Global Tensions Fuel Market Volatility, Impacting Virginia’s Economy
Financial markets are experiencing significant turbulence this week as escalating geopolitical tensions in the Middle East send shockwaves through global trade. The focal point is the Strait of Hormuz, a critical maritime chokepoint for oil shipments, where a renewed standoff between the United States and Iran has investors on edge.
The uncertainty has triggered a sharp rise in global oil prices, with Brent crude climbing above $90 a barrel. For Virginia drivers, this signals almost certain pain at the pump in the coming days. Analysts at Richmond-based firms warn that higher fuel costs will ripple through the state’s economy, increasing transportation and logistics expenses for everything from agricultural shipments to consumer goods.

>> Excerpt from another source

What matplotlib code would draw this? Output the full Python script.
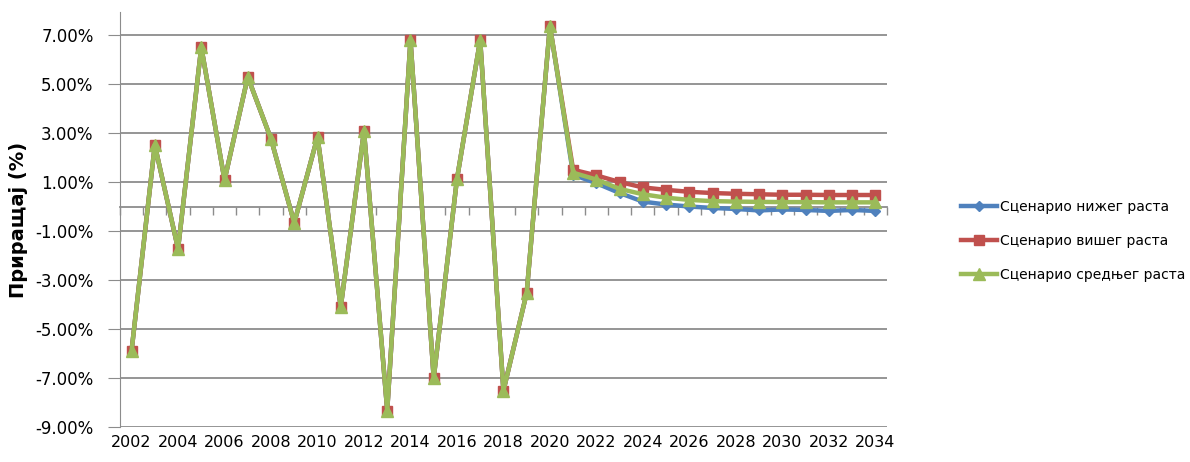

Conversely, the stock market has seen a paradoxical climb, particularly in the energy and defense sectors. Major Virginia-based contractors and firms with ties to the Pentagon are seeing increased investor interest. “When instability rises in key regions, markets often react with volatility,” noted a financial advisor from a Northern Virginia wealth management firm. “We’re seeing a classic flight to sectors perceived as more secure or directly benefiting from increased defense spending.”
For local businesses, the dual reality of climbing stocks and fuel costs presents a complex challenge. While investment portfolios may see short-term gains in certain areas, the operational cost of doing business is set to increase. Economists suggest Virginia companies, especially those reliant on shipping and freight, should prepare for tighter margins and consider hedging strategies as the international situation develops.